Sunday, March 13, 2020 / 1.00PM / Bukola Akinyele for WebTV / Header Image Credit: WebTV
The Standardization of documentation in the Islamic Finance industry will lead to certainty and increased growth in the non-interest finance market said Tosin Ajose, Lead Advisor, DealHQ Partners in an interview with Islamic Finance Weekly.
According to Ajose standardization of documentation enables parties to have certainty as to the terms that apply to transactions in the non-interest market, irrespective of the jurisdiction they reside.
She also noted that it would encourage proper governance and risk management, which would allow for an efficient non-interest domestic money market.
Speaking further, she acknowledged the fact that globally, there has been some effort amongst associations of non-interest banking practitioners to have standardization of documents within their respective countries.
"Principally, in the syndicated loan market standardization of documentation is one of the core principles that are prized. The way the syndicated loan market works, it is essential that documentation is standardized. It is important because it is a complex segment of the financial market because of the diversity of parties, sometimes involving multiple currencies and sometimes has involving parties across jurisdictions" She said.
She noted that there has been standard documentation for the Wakala model and was optimistic that there will be more effort to entrench this within the local Nigerian market.
On the issue of standardization facing Islamic Finance, she said that there are two things that are responsible for the slow pace of standardization, first diverse schools of thought as to the principle of shariah, and second even among the Islamic scholars there is a lack of agreement on any particular issue.
She added "Nigeria should be working towards aggregating commercial principles and Shariah principles in a way that is efficient. Stakeholders should make commitments towards agreed standards".
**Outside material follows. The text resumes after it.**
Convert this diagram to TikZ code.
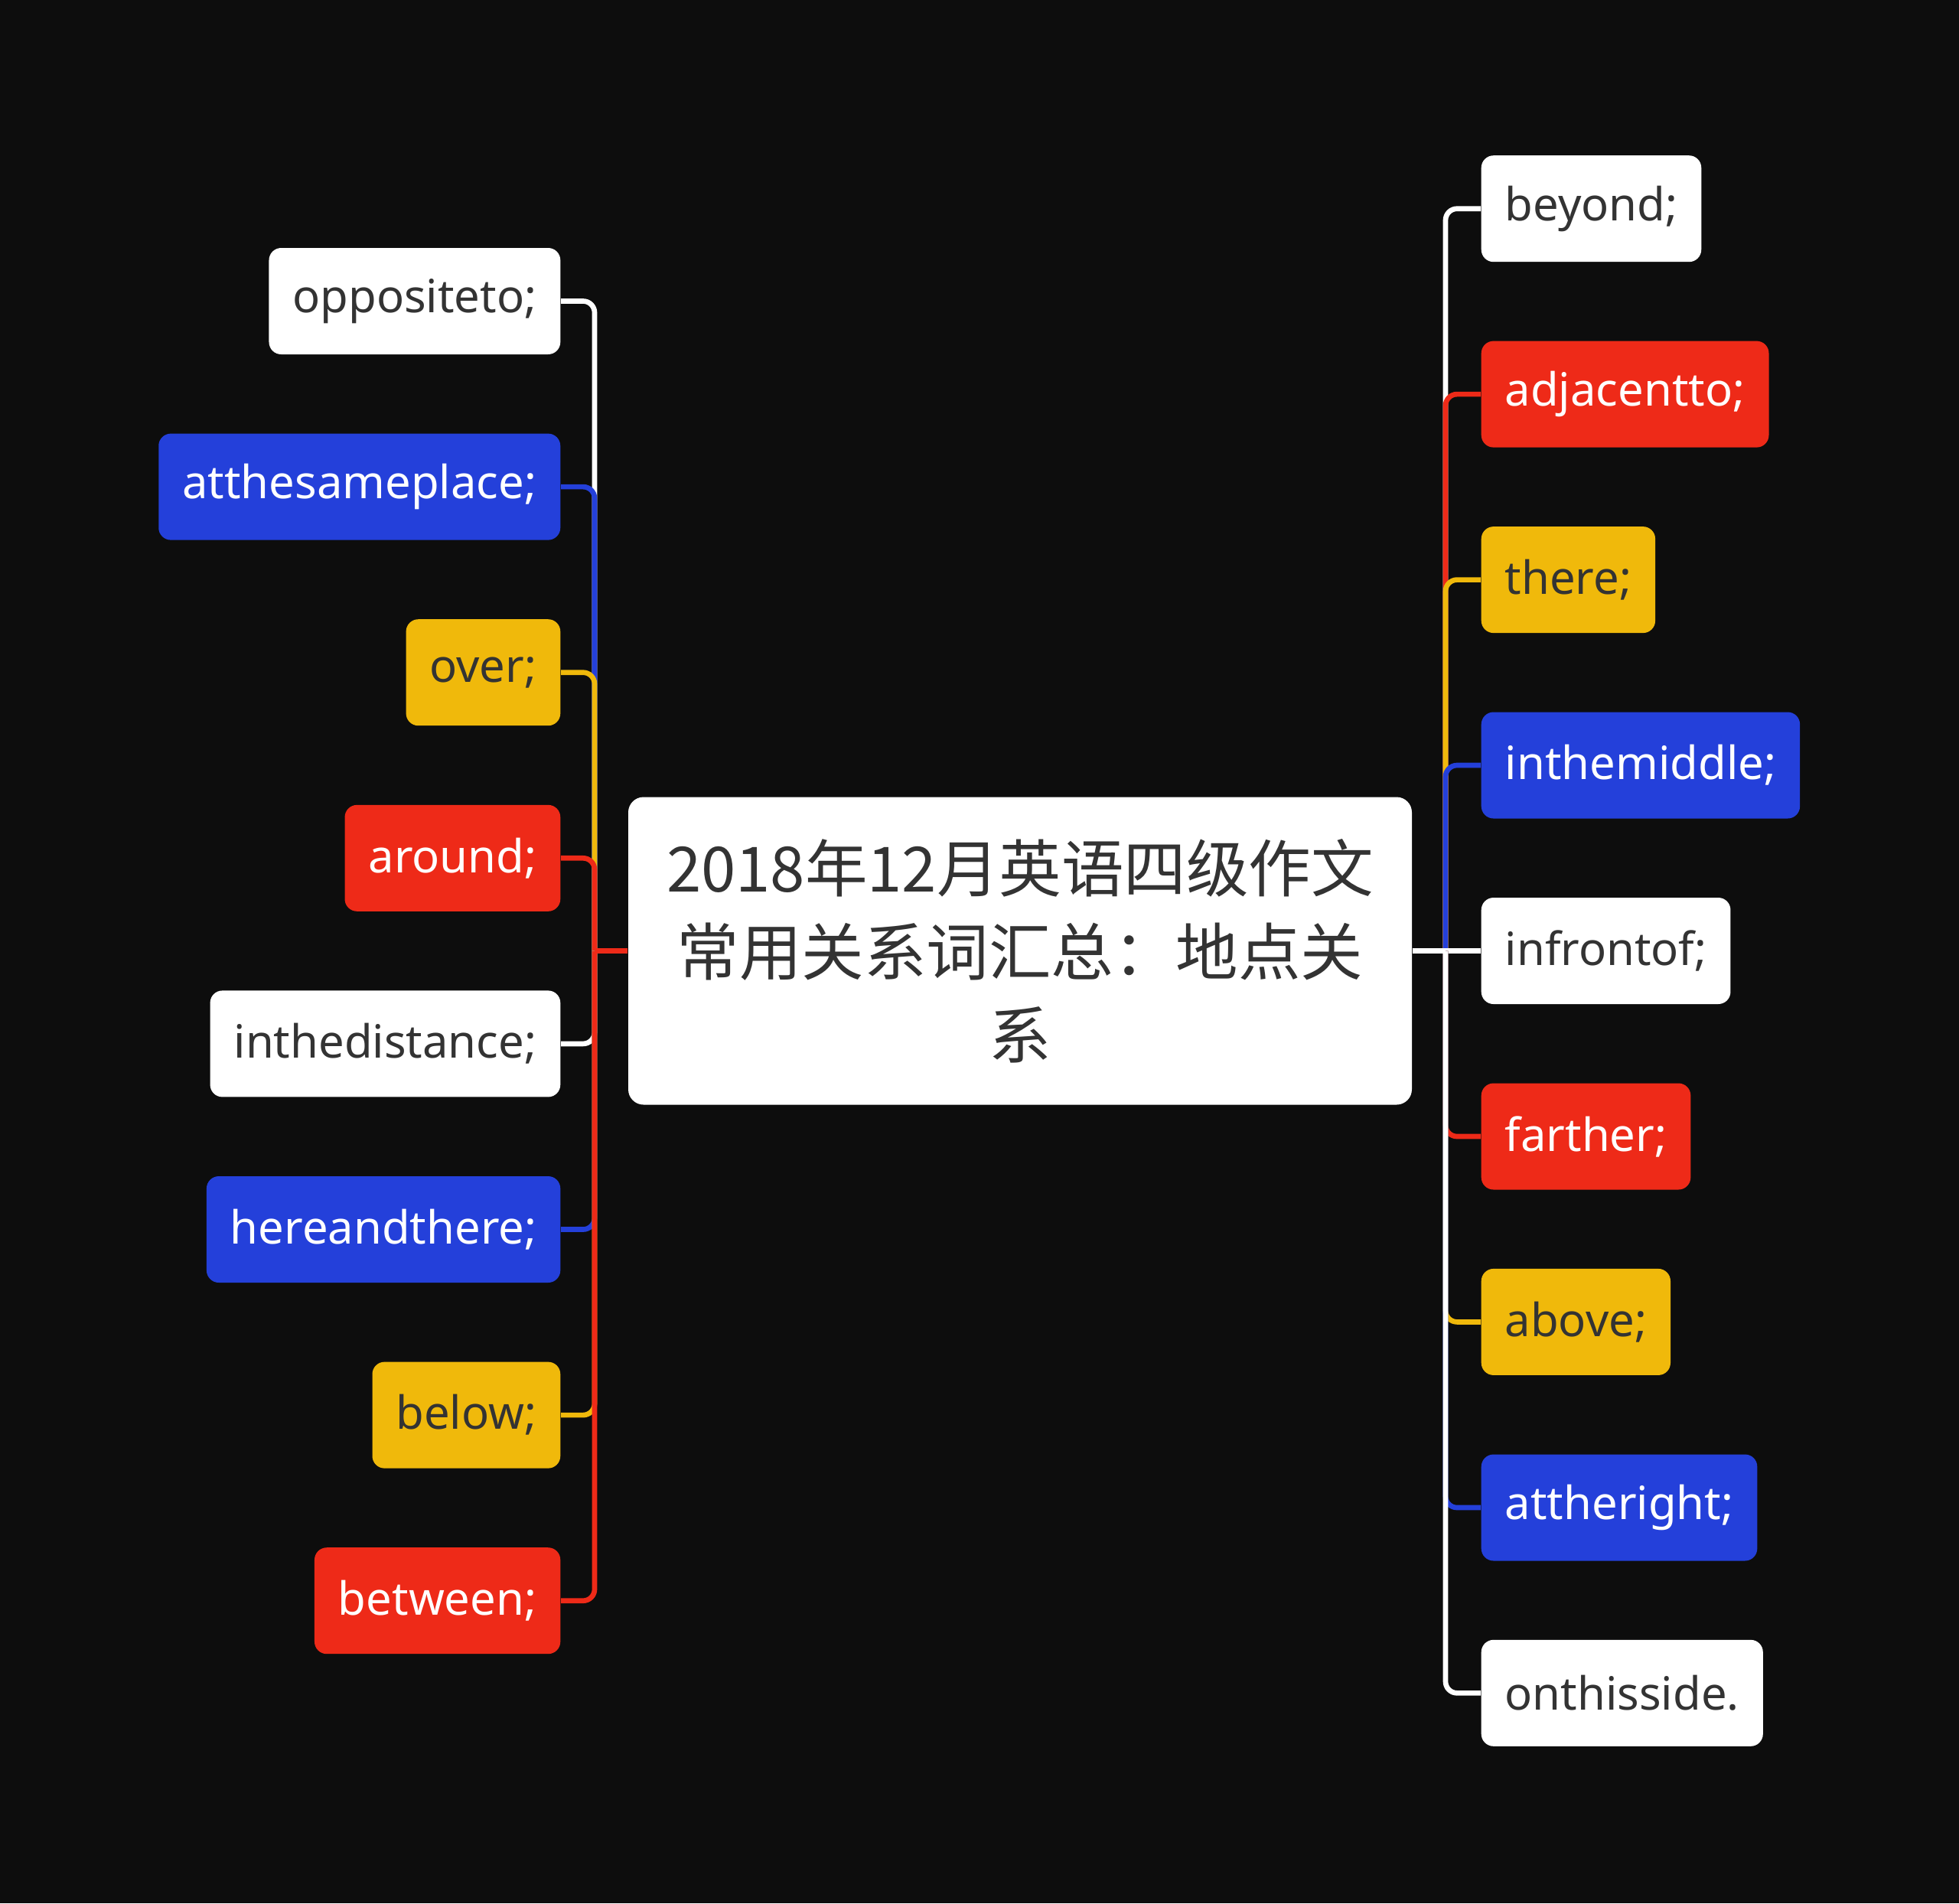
\documentclass[tikz,border=0pt]{standalone}
\usepackage{fontspec}
\setmainfont{Noto Sans}
\newfontfamily\cjkfont{Noto Sans CJK SC}
\definecolor{fondo}{HTML}{0D0D0D}
\definecolor{azul}{HTML}{2440DA}
\definecolor{rojo}{HTML}{EE2A18}
\definecolor{amarillo}{HTML}{F0B90B}
\definecolor{texto}{HTML}{333333}

\begin{document}
\begin{tikzpicture}[
  hoja/.style={rounded corners=0.16cm, minimum height=1.39cm, inner xsep=0.31cm, font=\fontsize{17}{20}\selectfont},
  blanca/.style={hoja, fill=white, text=texto},
  azulh/.style={hoja, fill=azul, text=white},
  rojah/.style={hoja, fill=rojo, text=white},
  amarillah/.style={hoja, fill=amarillo, text=texto},
  rama/.style={line width=1.9pt, rounded corners=0.15cm}]

%Fondo
\fill[fondo] (0,0) rectangle (25.6,-24.87);
\useasboundingbox (0,0) rectangle (25.6,-24.87);

%Centro
\node[fill=white, text=texto, rounded corners=0.2cm, minimum width=10.24cm, minimum height=4.02cm, align=center, font=\cjkfont\fontsize{23.2}{31}\selectfont] (centro) at (13.33,-12.425) {2018年12月英语四级作文\\常用关系词汇总：地点关\\系};
\coordinate (ti) at (7.77,-12.425);
\coordinate (td) at (18.89,-12.425);

%Izquierda
\node[blanca, anchor=east] (oppositeto) at (7.33,-3.935) {oppositeto;};
\node[azulh, anchor=east] (atthesameplace) at (7.33,-6.361) {atthesameplace;};
\node[amarillah, anchor=east] (over) at (7.33,-8.787) {over;};
\node[rojah, anchor=east] (around) at (7.33,-11.213) {around;};
\node[blanca, anchor=east] (inthedistance) at (7.33,-13.639) {inthedistance;};
\node[azulh, anchor=east] (hereandthere) at (7.33,-16.065) {hereandthere;};
\node[amarillah, anchor=east] (below) at (7.33,-18.491) {below;};
\node[rojah, anchor=east] (between) at (7.33,-20.917) {between;};

\draw[rama, white] (ti) |- (oppositeto.east);
\draw[rama, azul] (ti) |- (atthesameplace.east);
\draw[rama, amarillo] (ti) |- (over.east);
\draw[rama, rojo] (ti) |- (around.east);
\draw[rama, white] (ti) |- (inthedistance.east);
\draw[rama, azul] (ti) |- (hereandthere.east);
\draw[rama, amarillo] (ti) |- (below.east);
\draw[rama, rojo] (ti) |- (between.east);
\draw[rama, rojo] (centro.west) -- (ti);

%Derecha
\node[blanca, anchor=west] (beyond) at (19.35,-2.727) {beyond;};
\node[rojah, anchor=west] (adjacentto) at (19.35,-5.151) {adjacentto;};
\node[amarillah, anchor=west] (there) at (19.35,-7.576) {there;};
\node[azulh, anchor=west] (inthemiddle) at (19.35,-10.0) {inthemiddle;};
\node[blanca, anchor=west] (infrontof) at (19.35,-12.425) {infrontof;};
\node[rojah, anchor=west] (farther) at (19.35,-14.85) {farther;};
\node[amarillah, anchor=west] (above) at (19.35,-17.274) {above;};
\node[azulh, anchor=west] (attheright) at (19.35,-19.7) {attheright;};
\node[blanca, anchor=west] (onthisside) at (19.35,-22.123) {onthisside.};

\draw[rama, white] (td) |- (beyond.west);
\draw[rama, rojo] (td) |- (adjacentto.west);
\draw[rama, amarillo] (td) |- (there.west);
\draw[rama, azul] (td) |- (inthemiddle.west);
\draw[rama, white] (td) -- (infrontof.west);
\draw[rama, rojo] (td) |- (farther.west);
\draw[rama, amarillo] (td) |- (above.west);
\draw[rama, azul] (td) |- (attheright.west);
\draw[rama, white] (td) |- (onthisside.west);
\draw[rama, white] (centro.east) -- (td);
\end{tikzpicture}
\end{document}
Speaking on the issue of multi-currency and multi-jurisdictional syndication in the case of Sukuk issuance, she said it was not possible to have a loan market without having issues with multi-currency and multi-jurisdictional processes, particularly in the area of syndicated loan financing. This is why standardization was critical.
"The core feature of syndication is when you have access to global capital and also in the area of the syndicated market you must be able to transact across different currencies. The syndicated market recognises this in the cost of transactions where there is a need to aggregate efforts to raise capital across jurisdiction and in different currencies" Ajose said.
The Lead Advisor for DEAL HQ also highlighted the fact that there are certain risks associated with syndicated finance in particular when it is multi-jurisdictional.
She made a strong case for clarity on the issue around conflict of laws, as it has to do with enforcements.
"Irrespective of the law or principle that governs the contract you must enforce the decision on any dispute through a conventional court of law. Dispute are determined in line with the shariah principle".
Mrs. Ajose noted that the financial market does not like uncertainty and the cost of difficult to quantify. According to her, it would be of advantage for an individual to deal in the area where there is certainty of laws or principles, to guide the transactions.
In terms of a legal framework, she said Nigeria has demonstrated that there is huge interest in the Islamic financial market through the two Sukuk issuances by the FGN, with 4 already existing takaful insurance companies and 2 licensed non-interest commercial banks that practice the principle.
Looking at the financial regulatory environment, she said the Central Bank of Nigeria needs to deepen the laws and regulations that relate to non-interest banking. She highlighted the fact that apart from Sukuk, there were several non-interest finance instruments that could be assessed in the market that still need some measure of laws and regulations particularly through syndication.
"Also, there is need to create sufficient awareness and knowledge. Apart from the financial market not being friendly with uncertainty it is also not friendly with things with insufficient knowledge. The CBN and Securities and Exchange Commission need to go beyond the good work that has been done in Sukuk bonds to look for other instruments" She said.
In the insurance market she emphasized the need for the regulator National Insurance Commission (NAICOM) to increase awareness of the insurance business and opportunities in the takaful market.
She added, "The principle of takaful is that there is collective effort to share risk between the user of the product and the insurance company. If a lot of people understood the principle of Takaful, people will be more and willing to embrace it as an insurance product. A lot needs to be done in terms of social awareness, creating trust in the insurance sector itself and for people to understand the intrinsic benefits of having an insurance cover".
On the ongoing recapitalization in the insurance sector, she believed it would deepen takaful institutions and provude a solid financial base for the industry.
Looking at the evolution of non-interest finance and legal practice, she stressed that there is a community of practitioners, scholars that are supporting the industry with the knowledge that would help to deepen the market.
She noted that globally conventional banks are now delving into Islamic finance products and The slamic finance is becoming mainstream and more acceptable to users of capital market.
Speaking on what needs to be done in the area of capacity building, she said increasing awareness would help people to understand the fundamental principles of Islamic finance products.
From her perspective there is need for the development of more Shariah-compliant Islamic finance products that could have been ncrease participation in the non-interest financial market in Nigeria.